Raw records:
>>>>
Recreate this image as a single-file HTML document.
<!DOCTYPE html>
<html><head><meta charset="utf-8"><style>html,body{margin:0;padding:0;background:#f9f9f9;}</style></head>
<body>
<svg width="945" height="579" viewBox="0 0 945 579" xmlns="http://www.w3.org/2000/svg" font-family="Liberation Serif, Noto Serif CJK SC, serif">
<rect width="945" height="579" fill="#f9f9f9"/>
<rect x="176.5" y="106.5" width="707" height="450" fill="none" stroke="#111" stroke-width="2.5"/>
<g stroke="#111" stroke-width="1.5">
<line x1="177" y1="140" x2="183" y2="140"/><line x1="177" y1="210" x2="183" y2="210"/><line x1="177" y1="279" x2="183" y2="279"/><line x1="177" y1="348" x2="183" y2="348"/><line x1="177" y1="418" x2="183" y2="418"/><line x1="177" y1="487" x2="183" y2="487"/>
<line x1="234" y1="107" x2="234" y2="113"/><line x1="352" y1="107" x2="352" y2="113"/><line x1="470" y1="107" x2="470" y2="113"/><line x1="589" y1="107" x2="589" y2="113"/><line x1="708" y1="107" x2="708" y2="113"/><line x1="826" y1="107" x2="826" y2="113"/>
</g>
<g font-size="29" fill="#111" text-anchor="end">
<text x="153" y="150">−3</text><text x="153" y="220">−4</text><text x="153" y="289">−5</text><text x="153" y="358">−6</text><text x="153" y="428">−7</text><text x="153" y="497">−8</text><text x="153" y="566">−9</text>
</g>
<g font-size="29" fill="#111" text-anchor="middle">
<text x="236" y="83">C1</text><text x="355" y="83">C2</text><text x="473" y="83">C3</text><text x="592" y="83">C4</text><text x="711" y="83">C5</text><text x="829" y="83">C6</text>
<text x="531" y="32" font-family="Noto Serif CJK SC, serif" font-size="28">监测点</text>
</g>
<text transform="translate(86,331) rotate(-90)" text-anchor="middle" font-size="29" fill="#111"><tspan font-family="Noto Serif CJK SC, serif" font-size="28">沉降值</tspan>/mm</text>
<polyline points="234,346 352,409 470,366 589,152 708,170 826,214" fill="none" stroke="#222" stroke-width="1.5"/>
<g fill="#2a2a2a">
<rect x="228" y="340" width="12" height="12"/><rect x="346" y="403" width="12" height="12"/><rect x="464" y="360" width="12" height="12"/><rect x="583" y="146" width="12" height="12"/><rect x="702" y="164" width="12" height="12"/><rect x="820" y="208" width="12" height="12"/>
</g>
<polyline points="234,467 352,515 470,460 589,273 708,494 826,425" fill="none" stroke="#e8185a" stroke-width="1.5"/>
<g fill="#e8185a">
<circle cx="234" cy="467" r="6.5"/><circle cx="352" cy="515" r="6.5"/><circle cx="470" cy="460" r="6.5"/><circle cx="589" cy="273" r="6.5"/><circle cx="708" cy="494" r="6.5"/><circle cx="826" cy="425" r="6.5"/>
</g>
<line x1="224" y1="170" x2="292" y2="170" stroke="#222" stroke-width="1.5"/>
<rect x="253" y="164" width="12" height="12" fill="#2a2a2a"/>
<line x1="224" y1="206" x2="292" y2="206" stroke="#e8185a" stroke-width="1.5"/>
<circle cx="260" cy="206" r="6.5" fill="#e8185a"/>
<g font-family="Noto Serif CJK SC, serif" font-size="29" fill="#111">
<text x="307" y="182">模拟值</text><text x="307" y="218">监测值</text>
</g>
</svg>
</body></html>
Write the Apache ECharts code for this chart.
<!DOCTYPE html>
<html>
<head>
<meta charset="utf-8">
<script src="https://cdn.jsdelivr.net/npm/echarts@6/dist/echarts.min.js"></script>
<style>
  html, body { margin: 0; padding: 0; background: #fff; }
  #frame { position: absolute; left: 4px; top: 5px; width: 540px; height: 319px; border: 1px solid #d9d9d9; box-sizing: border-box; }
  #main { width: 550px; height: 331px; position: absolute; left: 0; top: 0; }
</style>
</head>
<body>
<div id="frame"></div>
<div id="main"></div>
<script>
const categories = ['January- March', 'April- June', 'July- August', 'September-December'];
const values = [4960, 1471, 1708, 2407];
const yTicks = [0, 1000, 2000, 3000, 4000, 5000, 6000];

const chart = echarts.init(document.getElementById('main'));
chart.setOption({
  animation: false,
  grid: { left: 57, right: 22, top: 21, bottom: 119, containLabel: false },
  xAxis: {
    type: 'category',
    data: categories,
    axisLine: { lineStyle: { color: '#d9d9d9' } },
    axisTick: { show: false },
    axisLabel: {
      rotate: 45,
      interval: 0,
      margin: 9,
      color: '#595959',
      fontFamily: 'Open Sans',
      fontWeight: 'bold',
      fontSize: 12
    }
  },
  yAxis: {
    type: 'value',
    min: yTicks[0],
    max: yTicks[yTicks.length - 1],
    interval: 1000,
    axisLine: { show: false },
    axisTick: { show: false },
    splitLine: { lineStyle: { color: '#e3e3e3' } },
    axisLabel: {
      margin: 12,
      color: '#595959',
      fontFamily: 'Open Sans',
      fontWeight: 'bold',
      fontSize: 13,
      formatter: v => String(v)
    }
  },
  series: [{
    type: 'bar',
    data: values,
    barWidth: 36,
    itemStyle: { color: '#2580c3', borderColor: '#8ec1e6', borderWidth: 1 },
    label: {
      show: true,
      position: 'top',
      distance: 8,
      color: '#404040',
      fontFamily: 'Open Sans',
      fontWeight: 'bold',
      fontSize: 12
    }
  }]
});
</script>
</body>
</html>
<<<<
Give back all the records exactly as they stand.

Solved problem:
Recreate this image as a single-file HTML document.
<!DOCTYPE html>
<html><head><meta charset="utf-8"><style>html,body{margin:0;padding:0;background:#f9f9f9;}</style></head>
<body>
<svg width="945" height="579" viewBox="0 0 945 579" xmlns="http://www.w3.org/2000/svg" font-family="Liberation Serif, Noto Serif CJK SC, serif">
<rect width="945" height="579" fill="#f9f9f9"/>
<rect x="176.5" y="106.5" width="707" height="450" fill="none" stroke="#111" stroke-width="2.5"/>
<g stroke="#111" stroke-width="1.5">
<line x1="177" y1="140" x2="183" y2="140"/><line x1="177" y1="210" x2="183" y2="210"/><line x1="177" y1="279" x2="183" y2="279"/><line x1="177" y1="348" x2="183" y2="348"/><line x1="177" y1="418" x2="183" y2="418"/><line x1="177" y1="487" x2="183" y2="487"/>
<line x1="234" y1="107" x2="234" y2="113"/><line x1="352" y1="107" x2="352" y2="113"/><line x1="470" y1="107" x2="470" y2="113"/><line x1="589" y1="107" x2="589" y2="113"/><line x1="708" y1="107" x2="708" y2="113"/><line x1="826" y1="107" x2="826" y2="113"/>
</g>
<g font-size="29" fill="#111" text-anchor="end">
<text x="153" y="150">−3</text><text x="153" y="220">−4</text><text x="153" y="289">−5</text><text x="153" y="358">−6</text><text x="153" y="428">−7</text><text x="153" y="497">−8</text><text x="153" y="566">−9</text>
</g>
<g font-size="29" fill="#111" text-anchor="middle">
<text x="236" y="83">C1</text><text x="355" y="83">C2</text><text x="473" y="83">C3</text><text x="592" y="83">C4</text><text x="711" y="83">C5</text><text x="829" y="83">C6</text>
<text x="531" y="32" font-family="Noto Serif CJK SC, serif" font-size="28">监测点</text>
</g>
<text transform="translate(86,331) rotate(-90)" text-anchor="middle" font-size="29" fill="#111"><tspan font-family="Noto Serif CJK SC, serif" font-size="28">沉降值</tspan>/mm</text>
<polyline points="234,346 352,409 470,366 589,152 708,170 826,214" fill="none" stroke="#222" stroke-width="1.5"/>
<g fill="#2a2a2a">
<rect x="228" y="340" width="12" height="12"/><rect x="346" y="403" width="12" height="12"/><rect x="464" y="360" width="12" height="12"/><rect x="583" y="146" width="12" height="12"/><rect x="702" y="164" width="12" height="12"/><rect x="820" y="208" width="12" height="12"/>
</g>
<polyline points="234,467 352,515 470,460 589,273 708,494 826,425" fill="none" stroke="#e8185a" stroke-width="1.5"/>
<g fill="#e8185a">
<circle cx="234" cy="467" r="6.5"/><circle cx="352" cy="515" r="6.5"/><circle cx="470" cy="460" r="6.5"/><circle cx="589" cy="273" r="6.5"/><circle cx="708" cy="494" r="6.5"/><circle cx="826" cy="425" r="6.5"/>
</g>
<line x1="224" y1="170" x2="292" y2="170" stroke="#222" stroke-width="1.5"/>
<rect x="253" y="164" width="12" height="12" fill="#2a2a2a"/>
<line x1="224" y1="206" x2="292" y2="206" stroke="#e8185a" stroke-width="1.5"/>
<circle cx="260" cy="206" r="6.5" fill="#e8185a"/>
<g font-family="Noto Serif CJK SC, serif" font-size="29" fill="#111">
<text x="307" y="182">模拟值</text><text x="307" y="218">监测值</text>
</g>
</svg>
</body></html>
Write the Apache ECharts code for this chart.
<!DOCTYPE html>
<html>
<head>
<meta charset="utf-8">
<script src="https://cdn.jsdelivr.net/npm/echarts@6/dist/echarts.min.js"></script>
<style>
  html, body { margin: 0; padding: 0; background: #fff; }
  #frame { position: absolute; left: 4px; top: 5px; width: 540px; height: 319px; border: 1px solid #d9d9d9; box-sizing: border-box; }
  #main { width: 550px; height: 331px; position: absolute; left: 0; top: 0; }
</style>
</head>
<body>
<div id="frame"></div>
<div id="main"></div>
<script>
const categories = ['January- March', 'April- June', 'July- August', 'September-December'];
const values = [4960, 1471, 1708, 2407];
const yTicks = [0, 1000, 2000, 3000, 4000, 5000, 6000];

const chart = echarts.init(document.getElementById('main'));
chart.setOption({
  animation: false,
  grid: { left: 57, right: 22, top: 21, bottom: 119, containLabel: false },
  xAxis: {
    type: 'category',
    data: categories,
    axisLine: { lineStyle: { color: '#d9d9d9' } },
    axisTick: { show: false },
    axisLabel: {
      rotate: 45,
      interval: 0,
      margin: 9,
      color: '#595959',
      fontFamily: 'Open Sans',
      fontWeight: 'bold',
      fontSize: 12
    }
  },
  yAxis: {
    type: 'value',
    min: yTicks[0],
    max: yTicks[yTicks.length - 1],
    interval: 1000,
    axisLine: { show: false },
    axisTick: { show: false },
    splitLine: { lineStyle: { color: '#e3e3e3' } },
    axisLabel: {
      margin: 12,
      color: '#595959',
      fontFamily: 'Open Sans',
      fontWeight: 'bold',
      fontSize: 13,
      formatter: v => String(v)
    }
  },
  series: [{
    type: 'bar',
    data: values,
    barWidth: 36,
    itemStyle: { color: '#2580c3', borderColor: '#8ec1e6', borderWidth: 1 },
    label: {
      show: true,
      position: 'top',
      distance: 8,
      color: '#404040',
      fontFamily: 'Open Sans',
      fontWeight: 'bold',
      fontSize: 12
    }
  }]
});
</script>
</body>
</html>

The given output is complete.